From the incidents that have occurred over the past 1 year, there is a need for more transparency and accountability in the Singapore government. Singaporeans simply do not have enough information as to how our money is being used and whether we are being short-changed. We simply do not. Decisions are made without consulting Singaporeans – the $1.1 billion subsidy to SMRT for the purchase of the buses, the year-on-year increase of an average of 20% to the Medisave Required Amount, among many discrepancies On top of that, our real wages have dropped by more than 2% since 2008, and since 2001, the amount that we are withdrawing from our CPF has dropped constantly.
All this has happened because we do not have a government that is not willing to listen to us, and because we do not have enough representation in the government which are able to put our viewpoints and our voices across. Effectively, we have been silenced. We need to bring our voice back. And the only we can do so, for now, is to ensure that we have enough representation within government which can fight for our rights and who can make us heard. We shouldn’t have to, but we need to claw Singapore back for ourselves.

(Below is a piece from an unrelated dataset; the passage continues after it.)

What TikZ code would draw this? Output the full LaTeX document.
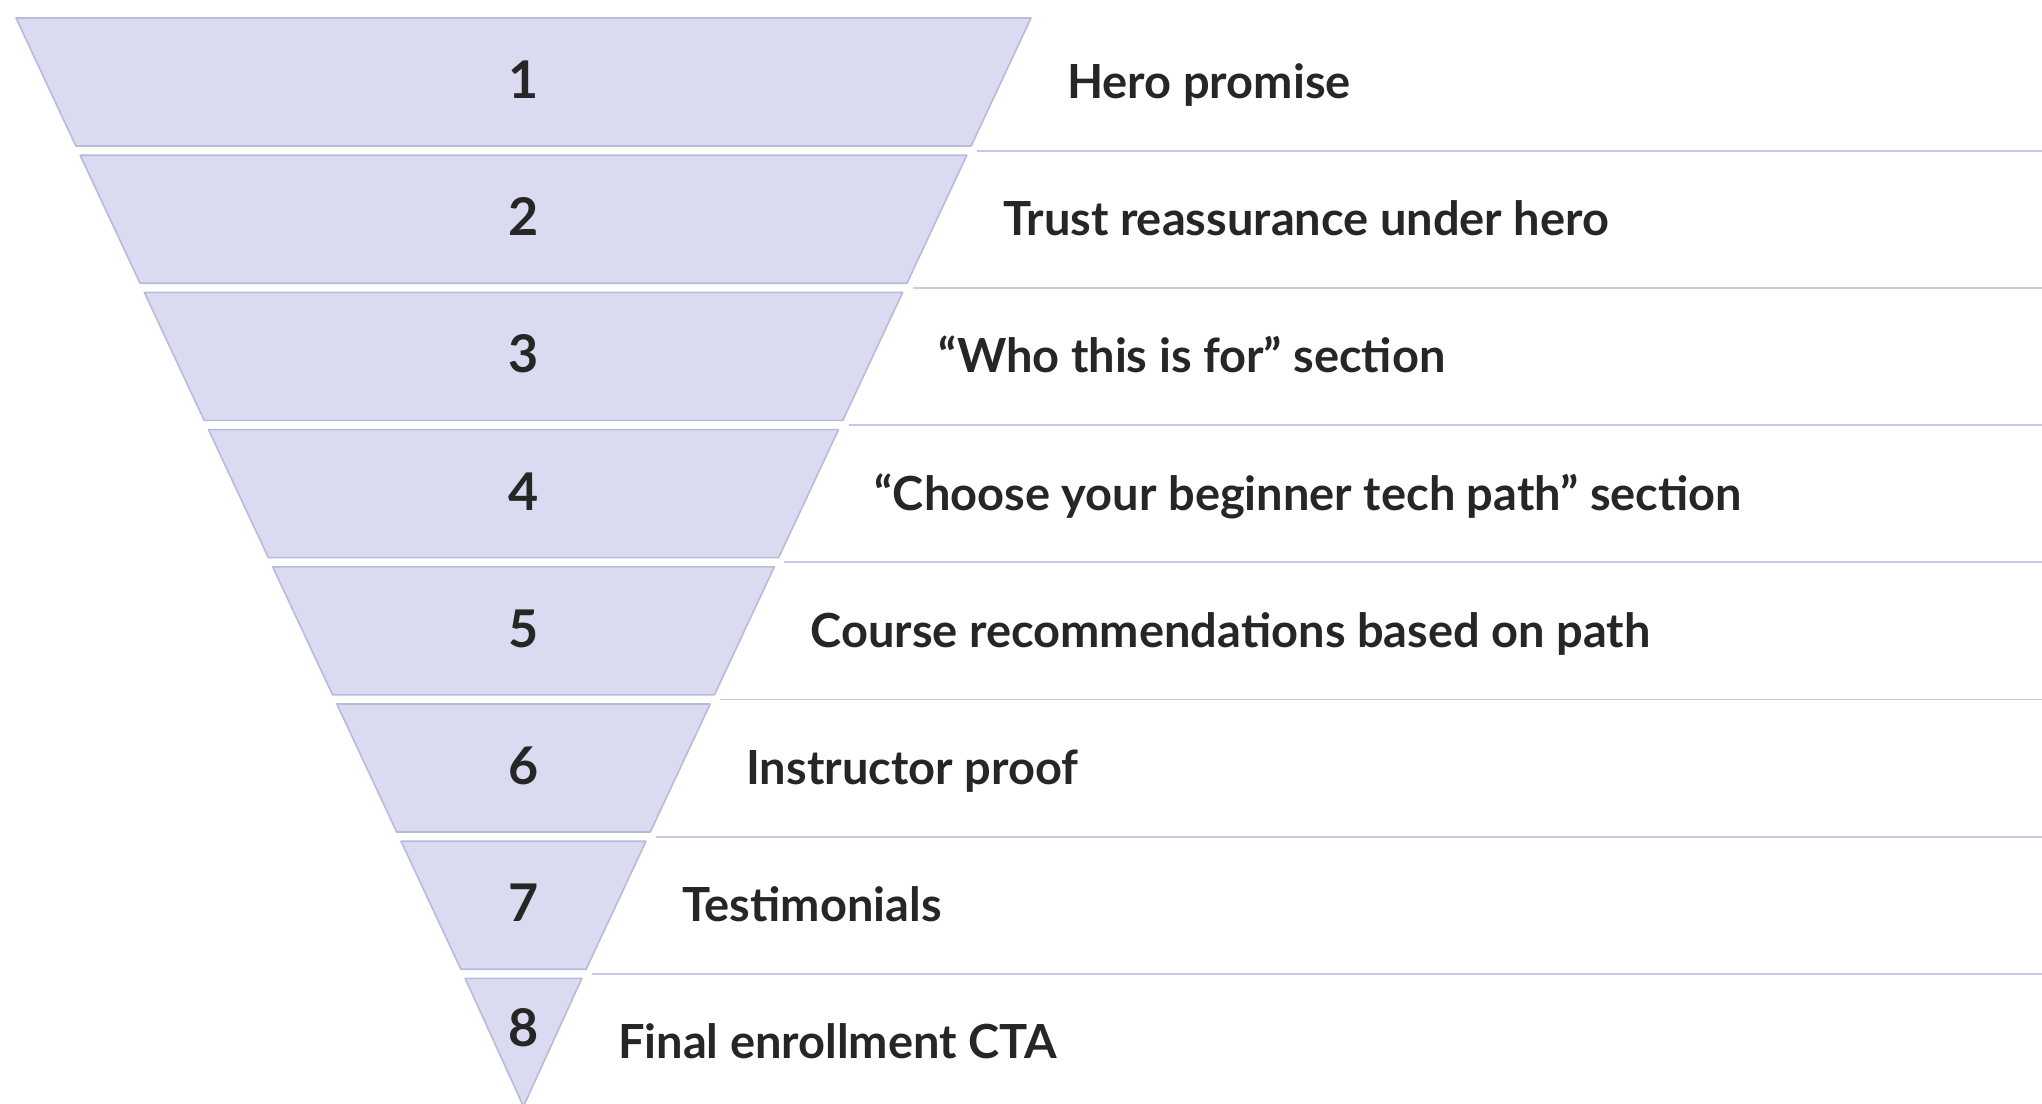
\documentclass[tikz,border=0pt]{standalone}
\usepackage{fontspec}
\setmainfont{Lato}
\definecolor{funfill}{HTML}{DADBF0}
\definecolor{funline}{HTML}{B9BADB}
\definecolor{sepline}{HTML}{C8C9E2}
\definecolor{ink}{HTML}{262626}
\tikzset{
  seg/.style={fill=funfill,draw=funline,line width=1.6pt,line join=round},
  sepl/.style={draw=sepline,line width=1.8pt},
  numtxt/.style={text=ink,font=\fontsize{52}{60}\selectfont\bfseries,inner sep=0pt,anchor=base},
  labtxt/.style={text=ink,font=\fontsize{47}{55}\selectfont\bfseries,inner sep=0pt,anchor=base west}
}
\begin{document}
\begin{tikzpicture}[x=1pt,y=-1pt]
\useasboundingbox (0,0) rectangle (2042,1103);
\fill[white] (0,0) rectangle (2042,1103);
\def\cx{523.5}
\foreach \i/\txt in {0/Hero promise,1/Trust reassurance under hero,2/“Who this is for” section,3/“Choose your beginner tech path” section,4/Course recommendations based on path,5/Instructor proof,6/Testimonials,7/Final enrollment CTA}{
  \pgfmathsetmacro\yt{18+137.2*\i}
  \pgfmathsetmacro\yb{\yt+128}
  \pgfmathsetmacro\wt{507.5-0.4677*(\yt-18)}
  \pgfmathsetmacro\wb{max(0,507.5-0.4677*(\yb-18))}
  \pgfmathsetmacro\ym{\yt+64+16.5}
  \pgfmathsetmacro\lx{\cx+\wt+36}
  \draw[seg] (\cx-\wt,\yt) -- (\cx+\wt,\yt) -- (\cx+\wb,\yb) -- (\cx-\wb,\yb) -- cycle;
  \ifnum\i<7
    \node[numtxt] (num\i) at (\cx,\ym) {\the\numexpr\i+1\relax};
    \pgfmathsetmacro\ys{\yb+4.6}
    \pgfmathsetmacro\ws{507.5-0.4677*(\ys-18)}
    \coordinate (s\i) at (\cx+\ws+8,\ys);
    \coordinate (e\i) at (2042,\ys);
    \draw[sepl] (s\i) -- (e\i);
  \else
    \node[numtxt] (num\i) at (\cx,1046.5) {8};
  \fi
  \node[labtxt] (lab\i) at (\lx,\ym) {\txt};
}
\end{tikzpicture}
\end{document}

Yes, there might Our National Conversation going on right now. But let’s get real – where do the actual decisions and policy discussions get made? They are made in parliament, not in the comfort of the discussion rooms or coffee shops where these discussions are held – not even on the Reach website or during the Meet-the-People’s sessions. We can raise our feedback on all the various platforms available in Singapore and our voice still won’t get hurt. Just take a look at the Facebook pages of our political leaders – you see many complaints and unhappiness written all over their walls, literally. And yet, what has happened? Very frankly, if we want change to happen, we need to put people into the government who will truly, really represent our voices, and who can truly make a difference with their vote and their power. This is the only true solution – the PAP government knows this, and it is time we know this. WP can continue to serve us on the side, even if they don’t win, but that’s all. When decisions get made without our feedback, we will just get bulldozed over and WP’s hands will be tied if they are not put into government.
You only have one choice if you want to get your voice back and you want to get it heard. You only have one choice if you want a government which will listen to you and who will learn the humility to treat you with respect. You only have one choice – use it wisely.